In the data below, find every line with the string "this" and pull it out.
════════
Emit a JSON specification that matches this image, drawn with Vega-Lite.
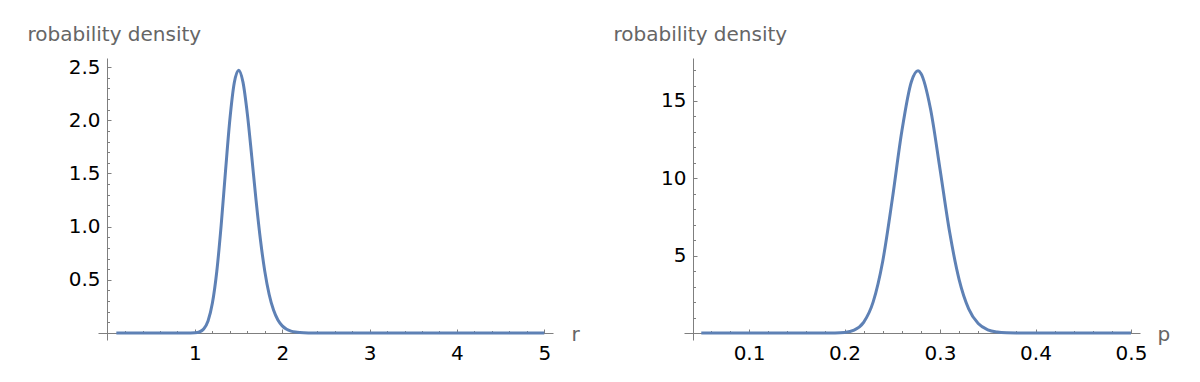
{
  "$schema": "https://vega.github.io/schema/vega-lite/v6.json",
  "padding": {"left": 27, "top": 24, "right": 5, "bottom": 5},
  "bounds": "flush",
  "spacing": 131,
  "config": {
    "view": {"stroke": null},
    "axis": {
      "grid": false,
      "domainColor": "#7f7f7f",
      "tickColor": "#7f7f7f",
      "domainWidth": 1,
      "tickWidth": 1,
      "labelFont": "DejaVu Sans",
      "labelFontSize": 20,
      "labelColor": "#000000",
      "titleFont": "DejaVu Sans",
      "titleFontSize": 20,
      "titleFontWeight": "normal",
      "titleColor": "#666666",
      "labelOverlap": false,
      "labelFlush": false
    }
  },
  "datasets": {
    "rdens": [
      {"r": 0.1, "d": 0}, {"r": 0.5, "d": 0}, {"r": 0.9, "d": 0}, {"r": 0.95, "d": 0.0003},
      {"r": 1.0, "d": 0.0019}, {"r": 1.05, "d": 0.0095}, {"r": 1.1, "d": 0.037}, {"r": 1.15, "d": 0.113},
      {"r": 1.2, "d": 0.281}, {"r": 1.25, "d": 0.578}, {"r": 1.3, "d": 1.01}, {"r": 1.35, "d": 1.521},
      {"r": 1.4, "d": 2.007}, {"r": 1.45, "d": 2.35}, {"r": 1.5, "d": 2.471}, {"r": 1.55, "d": 2.358},
      {"r": 1.6, "d": 2.06}, {"r": 1.65, "d": 1.663}, {"r": 1.7, "d": 1.247}, {"r": 1.75, "d": 0.876},
      {"r": 1.8, "d": 0.579}, {"r": 1.85, "d": 0.362}, {"r": 1.9, "d": 0.215}, {"r": 1.95, "d": 0.122},
      {"r": 2.0, "d": 0.067}, {"r": 2.05, "d": 0.035}, {"r": 2.1, "d": 0.018}, {"r": 2.15, "d": 0.0086},
      {"r": 2.2, "d": 0.0041}, {"r": 2.3, "d": 0.0008}, {"r": 2.5, "d": 0}, {"r": 3.0, "d": 0},
      {"r": 3.5, "d": 0}, {"r": 4.0, "d": 0}, {"r": 4.5, "d": 0}, {"r": 5.0, "d": 0}
    ],
    "pdens": [
      {"p": 0.05, "d": 0}, {"p": 0.1, "d": 0}, {"p": 0.15, "d": 0}, {"p": 0.18, "d": 0.0008},
      {"p": 0.19, "d": 0.0057}, {"p": 0.2, "d": 0.038}, {"p": 0.21, "d": 0.184}, {"p": 0.22, "d": 0.688},
      {"p": 0.23, "d": 2.01}, {"p": 0.24, "d": 4.643}, {"p": 0.25, "d": 8.64}, {"p": 0.26, "d": 13.04},
      {"p": 0.27, "d": 16.245}, {"p": 0.277, "d": 16.95}, {"p": 0.28, "d": 16.78}, {"p": 0.29, "d": 14.5},
      {"p": 0.3, "d": 10.59}, {"p": 0.31, "d": 6.54}, {"p": 0.32, "d": 3.456}, {"p": 0.33, "d": 1.563},
      {"p": 0.34, "d": 0.608}, {"p": 0.35, "d": 0.205}, {"p": 0.36, "d": 0.06}, {"p": 0.37, "d": 0.015},
      {"p": 0.38, "d": 0.0034}, {"p": 0.4, "d": 0}, {"p": 0.45, "d": 0}, {"p": 0.5, "d": 0}
    ]
  },
  "hconcat": [
    {
      "width": 455,
      "height": 282,
      "data": {"name": "rdens"},
      "layer": [
        {
          "mark": {"type": "line", "color": "#5E81B5", "strokeWidth": 3, "interpolate": "monotone"},
          "encoding": {
            "x": {
              "field": "r", "type": "quantitative",
              "scale": {"domain": [-0.11, 5.1], "nice": false, "zero": false},
              "axis": {
                "orient": "bottom", "offset": -7, "values": [1, 2, 3, 4, 5], "format": "d",
                "tickSize": -4, "labelPadding": 14,
                "title": "r", "titleX": 473, "titleY": 7, "titleAlign": "left",
                "titleBaseline": "alphabetic", "titleAngle": 0
              }
            },
            "y": {
              "field": "d", "type": "quantitative",
              "scale": {"domain": [-0.066, 2.585], "nice": false, "zero": false},
              "axis": {
                "orient": "left", "offset": -9, "values": [0.5, 1, 1.5, 2, 2.5], "format": ".1f",
                "tickSize": -4, "labelPadding": 11,
                "title": "robability density", "titleX": -80, "titleY": -17.5, "titleAlign": "left",
                "titleBaseline": "alphabetic", "titleAngle": 0
              }
            }
          }
        },
        {
          "mark": {"type": "line", "opacity": 0},
          "encoding": {
            "x": {
              "field": "r", "type": "quantitative",
              "axis": {
                "orient": "bottom", "offset": -7,
                "values": [0.2, 0.4, 0.6, 0.8, 1.2, 1.4, 1.6, 1.8, 2.2, 2.4, 2.6, 2.8, 3.2, 3.4, 3.6, 3.8, 4.2, 4.4, 4.6, 4.8],
                "tickSize": -2.5, "labels": false, "domain": false, "title": null
              }
            },
            "y": {
              "field": "d", "type": "quantitative",
              "axis": {
                "orient": "left", "offset": -9,
                "values": [0.1, 0.2, 0.3, 0.4, 0.6, 0.7, 0.8, 0.9, 1.1, 1.2, 1.3, 1.4, 1.6, 1.7, 1.8, 1.9, 2.1, 2.2, 2.3, 2.4],
                "tickSize": -2.5, "labels": false, "domain": false, "title": null
              }
            }
          }
        }
      ],
      "resolve": {"axis": {"x": "independent", "y": "independent"}}
    },
    {
      "width": 456,
      "height": 282,
      "data": {"name": "pdens"},
      "layer": [
        {
          "mark": {"type": "line", "color": "#5E81B5", "strokeWidth": 3, "interpolate": "monotone"},
          "encoding": {
            "x": {
              "field": "p", "type": "quantitative",
              "scale": {"domain": [0.0319, 0.5094], "nice": false, "zero": false},
              "axis": {
                "orient": "bottom", "offset": -7, "values": [0.1, 0.2, 0.3, 0.4, 0.5], "format": ".1f",
                "tickSize": -4, "labelPadding": 14,
                "title": "p", "titleX": 473, "titleY": 7, "titleAlign": "left",
                "titleBaseline": "alphabetic", "titleAngle": 0
              }
            },
            "y": {
              "field": "d", "type": "quantitative",
              "scale": {"domain": [-0.4525, 17.78], "nice": false, "zero": false},
              "axis": {
                "orient": "left", "offset": -9, "values": [5, 10, 15], "format": "d",
                "tickSize": -4, "labelPadding": 11,
                "title": "robability density", "titleX": -80, "titleY": -17.5, "titleAlign": "left",
                "titleBaseline": "alphabetic", "titleAngle": 0
              }
            }
          }
        },
        {
          "mark": {"type": "line", "opacity": 0},
          "encoding": {
            "x": {
              "field": "p", "type": "quantitative",
              "axis": {
                "orient": "bottom", "offset": -7,
                "values": [0.06, 0.08, 0.12, 0.14, 0.16, 0.18, 0.22, 0.24, 0.26, 0.28, 0.32, 0.34, 0.36, 0.38, 0.42, 0.44, 0.46, 0.48],
                "tickSize": -2.5, "labels": false, "domain": false, "title": null
              }
            },
            "y": {
              "field": "d", "type": "quantitative",
              "axis": {
                "orient": "left", "offset": -9,
                "values": [1, 2, 3, 4, 6, 7, 8, 9, 11, 12, 13, 14, 16, 17],
                "tickSize": -2.5, "labels": false, "domain": false, "title": null
              }
            }
          }
        }
      ],
      "resolve": {"axis": {"x": "independent", "y": "independent"}}
    }
  ]
}
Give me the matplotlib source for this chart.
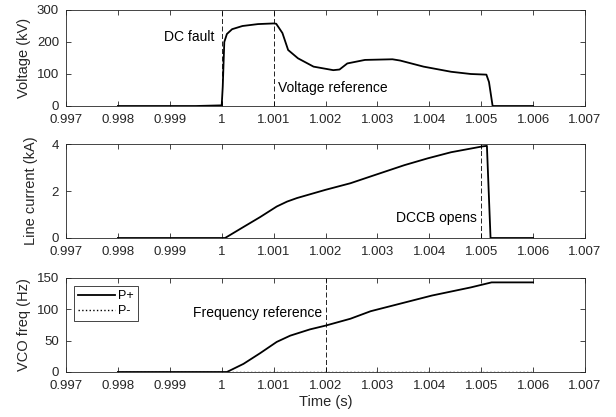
import numpy as np
import matplotlib.pyplot as plt

plt.rcParams['font.family'] = ['Liberation Sans', 'DejaVu Sans']
plt.rcParams['font.size'] = 9.5

# Voltage (kV)
t_v = [0.998, 0.9995, 1.0, 1.00002, 1.00005, 1.0001, 1.0002, 1.0004, 1.0007, 1.001, 1.00105,
       1.0011, 1.00117, 1.00128, 1.00147, 1.00177, 1.00215, 1.00227, 1.00242, 1.00276,
       1.00329, 1.00344, 1.00389, 1.00442, 1.0048, 1.0051, 1.00515, 1.00522, 1.006]
v = [0, 0, 2, 60, 200, 225, 240, 250, 256, 258, 257,
     245, 228, 175, 149, 123, 112, 114, 133, 144,
     146, 142, 123, 107, 100, 98, 75, 0, 0]

# Line current (kA)
t_i = [0.998, 0.9995, 1.000065, 1.00042, 1.00074, 1.00106, 1.00126, 1.00145, 1.002, 1.00248,
       1.00287, 1.00352, 1.00397, 1.00442, 1.00503, 1.00511, 1.00518, 1.006]
i_line = [0, 0, 0, 0.47, 0.89, 1.34, 1.55, 1.70, 2.05, 2.33,
          2.62, 3.1, 3.39, 3.65, 3.9, 3.92, 0, 0]

# VCO frequency (Hz)
t_f = [0.998, 1.0001, 1.00042, 1.00074, 1.00106, 1.00132, 1.0017, 1.002, 1.00248, 1.00287,
       1.00405, 1.0048, 1.0052, 1.006]
f_pos = [0, 0, 13, 30, 48, 58, 68, 74, 85, 97, 122, 135, 143, 143]
t_neg = [0.998, 1.006]
f_neg = [0, 0]

xticks = [0.997, 0.998, 0.999, 1.0, 1.001, 1.002, 1.003, 1.004, 1.005, 1.006, 1.007]
xticklabels = ['0.997', '0.998', '0.999', '1', '1.001', '1.002', '1.003', '1.004', '1.005', '1.006', '1.007']

gray = '#262626'
fig = plt.figure(figsize=(6.16, 4.17), dpi=100)
L, W = 66 / 616, (585 - 66) / 616
ax1 = fig.add_axes([L, 1 - 106 / 417, W, 96 / 417])
ax2 = fig.add_axes([L, 1 - 238 / 417, W, 94 / 417])
ax3 = fig.add_axes([L, 1 - 372 / 417, W, 94 / 417])

for ax in (ax1, ax2, ax3):
    ax.set_xlim(0.997, 1.007)
    ax.set_xticks(xticks)
    ax.set_xticklabels(xticklabels)
    ax.tick_params(direction='in', top=True, right=True, length=3.5, width=0.6,
                   colors=gray, labelsize=9.5)
    ax.tick_params(axis='x', pad=6)
    ax.tick_params(axis='y', pad=5)
    for s in ax.spines.values():
        s.set_color(gray)
        s.set_linewidth(0.6)

dash = (0, (6, 3))
ax1.plot(t_v, v, color='k', lw=1.3)
ax1.set_ylim(0, 300)
ax1.set_yticks([0, 100, 200, 300])
ax1.axvline(1.0, color='k', ls=dash, lw=0.6)
ax1.axvline(1.001, color='k', ls=dash, lw=0.6)
ax1.text(0.99985, 216, 'DC fault', ha='right', va='center', fontsize=10)
ax1.text(1.00108, 55, 'Voltage reference', ha='left', va='center', fontsize=10)
ax1.set_ylabel('Voltage (kV)', color=gray, fontsize=10.5, labelpad=4)

ax2.plot(t_i, i_line, color='k', lw=1.3)
ax2.set_ylim(0, 4)
ax2.set_yticks([0, 2, 4])
ax2.axvline(1.005, color='k', ls=dash, lw=0.6)
ax2.text(1.00492, 0.85, 'DCCB opens', ha='right', va='center', fontsize=10)
ax2.set_ylabel('Line current (kA)', color=gray, fontsize=10.5, labelpad=10)

ax3.plot(t_f, f_pos, color='k', lw=1.3, label='P+')
ax3.plot(t_neg, f_neg, color='k', lw=1.0, ls=':', label='P-')
ax3.set_ylim(0, 150)
ax3.set_yticks([0, 50, 100, 150])
ax3.axvline(1.002, color='k', ls=dash, lw=0.6)
ax3.text(1.00193, 94, 'Frequency reference', ha='right', va='center', fontsize=10)
ax3.set_ylabel('VCO freq (Hz)', color=gray, fontsize=10.5, labelpad=4)
ax3.set_xlabel('Time (s)', color=gray, fontsize=10.5, labelpad=2)
leg = ax3.legend(loc='upper left', fancybox=False, edgecolor=gray, framealpha=1,
                 handlelength=3.0, handletextpad=0.2, borderpad=0.35, labelspacing=0.25,
                 fontsize=9, bbox_to_anchor=(0.0, 1.0), borderaxespad=0.6)
leg.get_frame().set_linewidth(0.6)

fig.savefig('out.png', dpi=100)
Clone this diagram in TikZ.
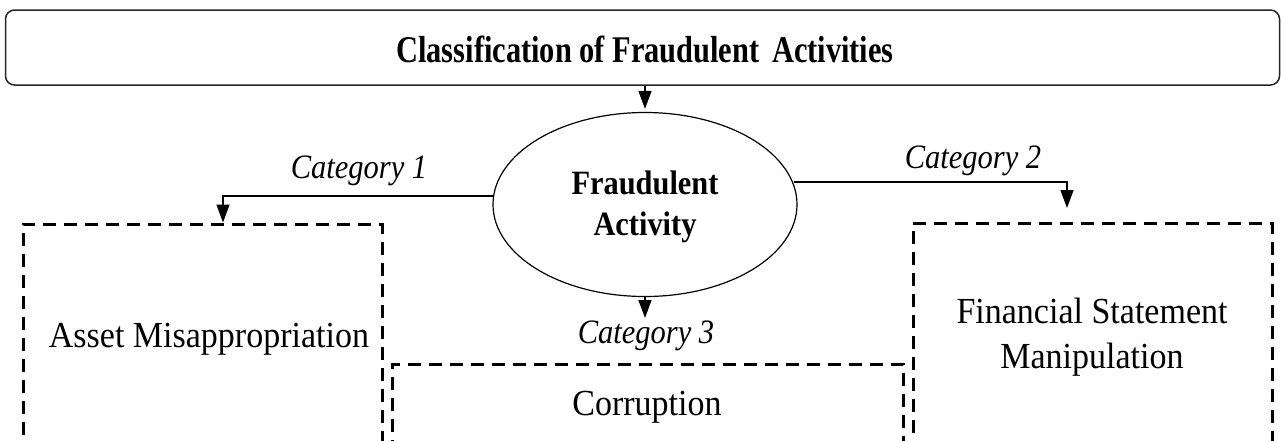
\documentclass[tikz,border=0pt]{standalone}
\usepackage{fontspec}
\setmainfont{Liberation Serif}
\usetikzlibrary{arrows.meta,shapes.geometric}
\newcommand{\txs}[2]{\scalebox{1}[#1]{\begin{tabular}[b]{@{}c@{}}#2\end{tabular}}}
\tikzset{
  lbl/.style={inner sep=0pt, anchor=base, text=black},
  body/.style={lbl, font=\fontsize{34}{40.8}\selectfont},
  bold/.style={lbl, font=\fontsize{30.4}{36.5}\selectfont\bfseries},
  cat/.style={lbl, font=\fontsize{30.5}{36.6}\selectfont\itshape},
  dbox/.style={draw=black, line width=3pt, dash pattern=on 13pt off 8pt, inner sep=0pt},
  conn/.style={draw=black, line width=1.4pt},
  arr/.style={conn, -{Triangle[width=13pt,length=18pt]}},
}
\begin{document}
\begin{tikzpicture}[x=1pt,y=-1pt]
\useasboundingbox (0,0) rectangle (1283,440);
\clip (0,0) rectangle (1283,440);
% title box
\node[draw=black!85, line width=1.5pt, rounded corners=9pt, minimum width=1274pt, minimum height=75pt, inner sep=0pt] (top) at (642.5,47.5) {};
\node[bold] (toptext) at (645,62) {\txs{1.24}{Classification of Fraudulent\, Activities}};
% ellipse
\node[draw=black, line width=1.2pt, ellipse, minimum width=304pt, minimum height=184pt, inner sep=0pt] (fa) at (645,204.5) {};
\node[bold] (fatext) at (645,235) {\txs{1.12}{Fraudulent\\Activity}};
% dashed boxes (bottom edges fall just outside the picture)
\node[dbox, minimum width=359pt, minimum height=218pt] (asset) at (202.5,333) {};
\node[dbox, minimum width=511pt, minimum height=78pt] (corr) at (647.5,403) {};
\node[dbox, minimum width=359pt, minimum height=219pt] (fin) at (1092.5,332.5) {};
\node[body] (assettext) at (209,347) {\txs{1.08}{Asset Misappropriation}};
\node[body] (corrtext) at (647,415) {\txs{1.08}{Corruption}};
\node[body] (fintext) at (1092,368) {\txs{1.08}{Financial Statement\\Manipulation}};
% category labels
\node[cat] (c1lab) at (359,178) {\txs{1.12}{Category 1}};
\node[cat] (c2lab) at (973,168) {\txs{1.12}{Category 2}};
\node[cat] (c3lab) at (646,343) {\txs{1.12}{Category 3}};
% connectors
\draw[arr, shorten >=3pt] (top.south -| fa.north) -- (fa.north);
\coordinate (c1) at (223,196);
\draw[arr] (fa.177 |- c1) -- (c1) -- (c1 |- asset.north);
\coordinate (c2) at (1067,182);
\coordinate (c2e) at (1067,208);
\draw[arr] (fa.8.5 |- c2) -- (c2) -- (c2e);
\coordinate (c3e) at (645,318);
\draw[arr] (fa.south) -- (c3e);
\end{tikzpicture}
\end{document}
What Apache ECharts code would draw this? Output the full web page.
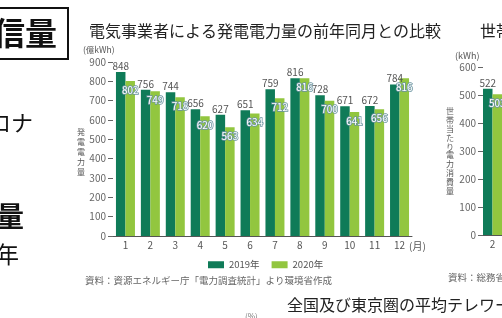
════════
Task answer |
Emit a JSON specification that matches this image, drawn with Vega-Lite.
Give me the matplotlib source for this chart.
Clone this diagram in TikZ.
What Apache ECharts code would draw this? Output the full web page.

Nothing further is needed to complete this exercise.